OBJECTIVE
Return, without pictures, the lines from the start of the data through the one that contains "60, 61, 60, 61, 60, 59];".

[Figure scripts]
"""

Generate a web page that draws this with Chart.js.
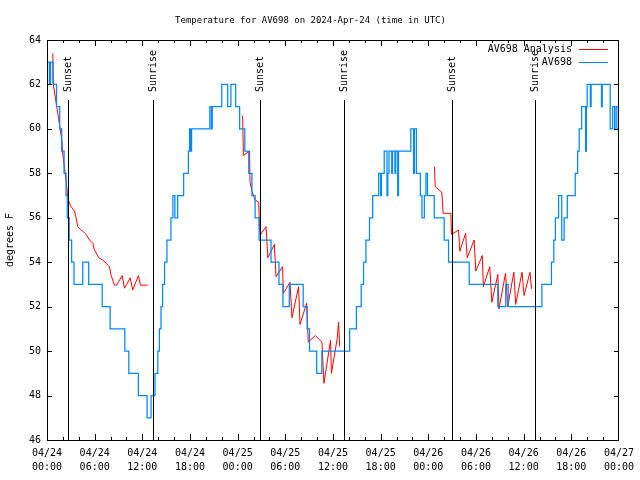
<!DOCTYPE html>
<html>
<head>
<meta charset="utf-8">
<script src="https://cdn.jsdelivr.net/npm/chart.js@4/dist/chart.umd.min.js"></script>
<style>
body { margin: 0; background: #fff; }
canvas { display: block; }
</style>
</head>
<body>
<canvas id="tempChart" width="640" height="480"></canvas>
<script>
// hours since 04/24 00:00 UTC
var av698Hours = [0, 0.3, 0.45, 0.75, 1.2, 1.6, 1.85, 2.15, 2.4, 2.55, 2.8, 3.1, 3.4, 4.5, 5.25, 6.95, 7.95, 9.8,
    10.3, 11.5, 12.6, 13.1, 13.6, 13.95, 14.15, 14.35, 14.55, 14.8, 15.1, 15.6, 15.85, 16.1, 16.45, 17.2, 17.8, 17.95, 18.1, 18.2,
    20.5, 20.7, 20.8, 22.0, 22.75, 23.15, 23.75, 24.25, 24.9, 25.4, 25.8, 26.2, 26.7, 28.2, 29.2, 29.7, 30.5, 32.25,
    32.75, 33.05, 33.95, 34.6, 38.1, 38.95, 39.55, 39.85, 40.15, 40.6, 41.0, 41.75, 42.0, 42.1, 42.45, 42.8, 42.9, 43.05, 43.4, 43.5,
    43.8, 43.9, 44.15, 44.25, 45.8, 46.15, 46.25, 46.5, 47.0, 47.2, 47.5, 47.7, 47.9, 48.75, 50.0, 50.55, 53.15,
    56.75, 57.75, 58.05, 62.3, 63.5, 63.8, 64.0, 64.4, 64.8, 65.1, 65.5, 66.5, 66.8, 67.0, 67.3, 67.8, 67.9, 68.0, 68.4, 68.5, 69.8, 69.9,
    70.9, 71.2, 71.45, 71.65, 71.9, 72];
var av698Temps = [63, 62, 63, 62, 61, 60, 59, 58, 57, 56, 55, 54, 53, 54, 53, 52, 51, 50,
    49, 48, 47, 48, 49, 50, 51, 52, 53, 54, 55, 56, 57, 56, 57, 58, 59, 60, 59, 60,
    61, 60, 61, 62, 61, 62, 61, 60, 59, 58, 57, 56, 55, 54, 53, 52, 53, 52,
    51, 50, 49, 50, 51, 52, 53, 54, 55, 56, 57, 58, 57, 58, 59, 57, 58, 59, 58, 59,
    58, 59, 57, 59, 60, 58, 60, 58, 57, 56, 57, 58, 57, 56, 55, 54, 53,
    52, 53, 52, 53, 54, 55, 56, 57, 55, 56, 57, 58, 59, 60, 61, 59, 61, 62, 61, 62, 61, 62,
    60, 61, 60, 61, 60, 59];

// analysis series, null = gap
var analysisHours = [0.73, 0.8, 1.4, 1.65, 1.87, 2.0, 2.15, 2.4, 2.62, 2.83, 3.04, 3.46, 3.67, 3.87, 4.3, 4.63, 4.93, 5.35, 5.76, 5.97,
    6.52, 7.02, 7.45, 7.86, 8.08, 8.28, 8.49, 8.78, 9.46, 9.75, 10.04, 10.47, 10.79, 11.51, 11.76, 12.68, 18,
    24.63, 24.72, 25.5, 25.56, 25.8, 26.2, 26.65, 26.75, 26.9, 27.57, 27.8, 28.62, 28.83, 29.66, 29.75, 30.59, 30.84, 31.67, 31.85,
    32.68, 32.89, 33.77, 34.62, 34.86, 35.7, 35.8, 36.55, 36.7, 36.85, 42,
    48.78, 48.87, 49.7, 49.87, 50.84, 50.92, 51.8, 51.97, 52.7, 52.9, 53.77, 53.98, 54.8, 54.93, 55.74, 56.0, 56.75, 56.9, 57.72, 58.0,
    58.77, 59.0, 59.8, 60.06, 60.8, 61.0];
var analysisTemps = [63.4, 62.0, 60.6, 60.0, 59.5, 58.8, 58.4, 57.7, 56.9, 56.65, 56.5, 56.3, 56.0, 55.6, 55.45, 55.35, 55.25, 55.0, 54.85, 54.55,
    54.2, 54.1, 53.95, 53.8, 53.4, 53.2, 52.97, 52.97, 53.4, 52.83, 53.0, 53.3, 52.75, 53.4, 52.97, 52.97, null,
    60.6, 58.8, 59.0, 57.6, 57.2, 56.8, 56.7, 55.5, 55.25, 55.6, 54.2, 54.8, 53.35, 53.8, 52.6, 53.1, 51.5, 52.9, 51.2,
    52.15, 50.4, 50.7, 50.4, 48.55, 50.5, 49.0, 50.6, 51.3, 50.2, null,
    58.3, 57.4, 57.15, 56.2, 56.2, 55.25, 55.45, 54.5, 55.3, 54.2, 55.0, 53.6, 54.3, 52.9, 53.8, 52.2, 53.45, 51.9, 53.5, 52.0,
    53.55, 52.1, 53.55, 52.5, 53.55, 52.8];

var sunHours = [2.62, 13.31, 26.77, 37.34, 50.93, 61.49];
var sunLabels = ['Sunset', 'Sunrise', 'Sunset', 'Sunrise', 'Sunset', 'Sunrise'];

var tickDates = ['04/24', '04/24', '04/24', '04/24', '04/25', '04/25', '04/25', '04/25', '04/26', '04/26', '04/26', '04/26', '04/27'];
var tickTimes = ['00:00', '06:00', '12:00', '18:00', '00:00', '06:00', '12:00', '18:00', '00:00', '06:00', '12:00', '18:00', '00:00'];

const FONT = '10px "DejaVu Sans Mono"';
Chart.defaults.font.family = '"DejaVu Sans Mono"';
Chart.defaults.font.size = 10;
Chart.defaults.color = '#000';

// frame, inward ticks, sunrise/sunset markers and the key
const decorations = {
    id: 'decorations',
    afterDatasetsDraw(chart) {
        const ctx = chart.ctx;
        const a = chart.chartArea;
        const x = chart.scales.x, y = chart.scales.y;
        ctx.save();
        ctx.strokeStyle = '#000';
        ctx.fillStyle = '#000';
        ctx.lineWidth = 1;
        ctx.font = FONT;

        sunHours.forEach(function(h, i) {
            const px = Math.round(x.getPixelForValue(h)) + 0.5;
            ctx.beginPath();
            ctx.moveTo(px, a.bottom - 0.85 * (a.bottom - a.top));
            ctx.lineTo(px, a.bottom);
            ctx.stroke();
            ctx.save();
            ctx.translate(px, a.bottom - 0.87 * (a.bottom - a.top));
            ctx.rotate(-Math.PI / 2);
            ctx.textAlign = 'left';
            ctx.textBaseline = 'middle';
            ctx.fillText(sunLabels[i], 0, 0);
            ctx.restore();
        });

        ctx.beginPath();
        for (let h = 2; h < 72; h += 2) {
            const px = Math.round(x.getPixelForValue(h)) + 0.5;
            const len = h % 6 === 0 ? 6 : 3;
            ctx.moveTo(px, a.bottom); ctx.lineTo(px, a.bottom - len);
            ctx.moveTo(px, a.top); ctx.lineTo(px, a.top + len);
        }
        for (let v = 48; v < 64; v += 2) {
            const py = Math.round(y.getPixelForValue(v)) + 0.5;
            ctx.moveTo(a.left, py); ctx.lineTo(a.left + 5, py);
            ctx.moveTo(a.right, py); ctx.lineTo(a.right - 5, py);
        }
        ctx.stroke();
        ctx.strokeRect(Math.round(a.left) + 0.5, Math.round(a.top) + 0.5,
            Math.round(a.width) - 1, Math.round(a.height));

        // key
        const rows = chart.data.datasets.slice().sort(function(p, q) { return q.order - p.order; });
        rows.forEach(function(ds, i) {
            const ky = Math.round(a.top + 9 + i * 13) + 0.5;
            ctx.textAlign = 'right';
            ctx.textBaseline = 'middle';
            ctx.fillStyle = '#000';
            ctx.fillText(ds.label, a.right - 47, ky);
            ctx.strokeStyle = ds.borderColor;
            ctx.beginPath();
            ctx.moveTo(a.right - 40, ky);
            ctx.lineTo(a.right - 11, ky);
            ctx.stroke();
        });
        ctx.restore();
    }
};

const ctx = document.getElementById('tempChart').getContext('2d');
new Chart(ctx, {
    type: 'line',
    data: {
        datasets: [{
            label: 'AV698',
            data: av698Hours.map((h, i) => ({ x: h, y: av698Temps[i] })),
            borderColor: '#0088ff',
            borderWidth: 1.25,
            pointRadius: 0,
            stepped: true,
            order: 0
        }, {
            label: 'AV698 Analysis',
            data: analysisHours.map((h, i) => ({ x: h, y: analysisTemps[i] })),
            borderColor: '#ff0000',
            borderWidth: 1,
            pointRadius: 0,
            spanGaps: false,
            order: 1
        }]
    },
    options: {
        responsive: false,
        animation: false,
        layout: { padding: { left: 0, right: 19, top: 0, bottom: 0 } },
        plugins: {
            legend: { display: false },
            tooltip: { enabled: false },
            title: {
                display: true,
                text: 'Temperature for AV698 on 2024-Apr-24 (time in UTC)',
                font: { size: 9, weight: 'normal', lineHeight: 1.2 },
                color: '#000',
                padding: { top: 15, bottom: 14.2 }
            }
        },
        scales: {
            x: {
                type: 'linear',
                min: 0,
                max: 72,
                afterFit: function(s) { s.height = 40; },
                grid: { display: false, drawTicks: false },
                border: { display: false },
                ticks: {
                    stepSize: 6,
                    autoSkip: false,
                    maxRotation: 0,
                    minRotation: 0,
                    padding: 6,
                    font: { lineHeight: 1.4 },
                    callback: function(v) {
                        const i = Math.round(v / 6);
                        return [tickDates[i], tickTimes[i]];
                    }
                }
            },
            y: {
                min: 46,
                max: 64,
                afterFit: function(s) { s.width = 47; },
                grid: { display: false, drawTicks: false },
                border: { display: false },
                ticks: { stepSize: 2, padding: 6 },
                title: { display: true, text: 'degrees F', padding: { top: 4, bottom: 0 } }
            }
        }
    },
    plugins: [decorations]
});
</script>
</body>
</html>
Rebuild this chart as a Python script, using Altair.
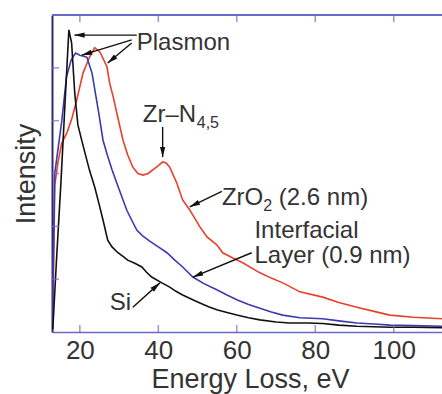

"""

CORRECT ANSWER
Generate a web page that draws this with Chart.js.
<!DOCTYPE html>
<html>
<head>
<meta charset="utf-8">
<script src="https://cdn.jsdelivr.net/npm/chart.js@4/dist/chart.umd.min.js"></script>
<style>
body { margin: 0; background: #fff; }
canvas { display: block; }
</style>
</head>
<body>
<canvas id="tempChart" width="640" height="480"></canvas>
<script>
// hours since 04/24 00:00 UTC
var av698Hours = [0, 0.3, 0.45, 0.75, 1.2, 1.6, 1.85, 2.15, 2.4, 2.55, 2.8, 3.1, 3.4, 4.5, 5.25, 6.95, 7.95, 9.8,
    10.3, 11.5, 12.6, 13.1, 13.6, 13.95, 14.15, 14.35, 14.55, 14.8, 15.1, 15.6, 15.85, 16.1, 16.45, 17.2, 17.8, 17.95, 18.1, 18.2,
    20.5, 20.7, 20.8, 22.0, 22.75, 23.15, 23.75, 24.25, 24.9, 25.4, 25.8, 26.2, 26.7, 28.2, 29.2, 29.7, 30.5, 32.25,
    32.75, 33.05, 33.95, 34.6, 38.1, 38.95, 39.55, 39.85, 40.15, 40.6, 41.0, 41.75, 42.0, 42.1, 42.45, 42.8, 42.9, 43.05, 43.4, 43.5,
    43.8, 43.9, 44.15, 44.25, 45.8, 46.15, 46.25, 46.5, 47.0, 47.2, 47.5, 47.7, 47.9, 48.75, 50.0, 50.55, 53.15,
    56.75, 57.75, 58.05, 62.3, 63.5, 63.8, 64.0, 64.4, 64.8, 65.1, 65.5, 66.5, 66.8, 67.0, 67.3, 67.8, 67.9, 68.0, 68.4, 68.5, 69.8, 69.9,
    70.9, 71.2, 71.45, 71.65, 71.9, 72];
var av698Temps = [63, 62, 63, 62, 61, 60, 59, 58, 57, 56, 55, 54, 53, 54, 53, 52, 51, 50,
    49, 48, 47, 48, 49, 50, 51, 52, 53, 54, 55, 56, 57, 56, 57, 58, 59, 60, 59, 60,
    61, 60, 61, 62, 61, 62, 61, 60, 59, 58, 57, 56, 55, 54, 53, 52, 53, 52,
    51, 50, 49, 50, 51, 52, 53, 54, 55, 56, 57, 58, 57, 58, 59, 57, 58, 59, 58, 59,
    58, 59, 57, 59, 60, 58, 60, 58, 57, 56, 57, 58, 57, 56, 55, 54, 53,
    52, 53, 52, 53, 54, 55, 56, 57, 55, 56, 57, 58, 59, 60, 61, 59, 61, 62, 61, 62, 61, 62,
    60, 61, 60, 61, 60, 59];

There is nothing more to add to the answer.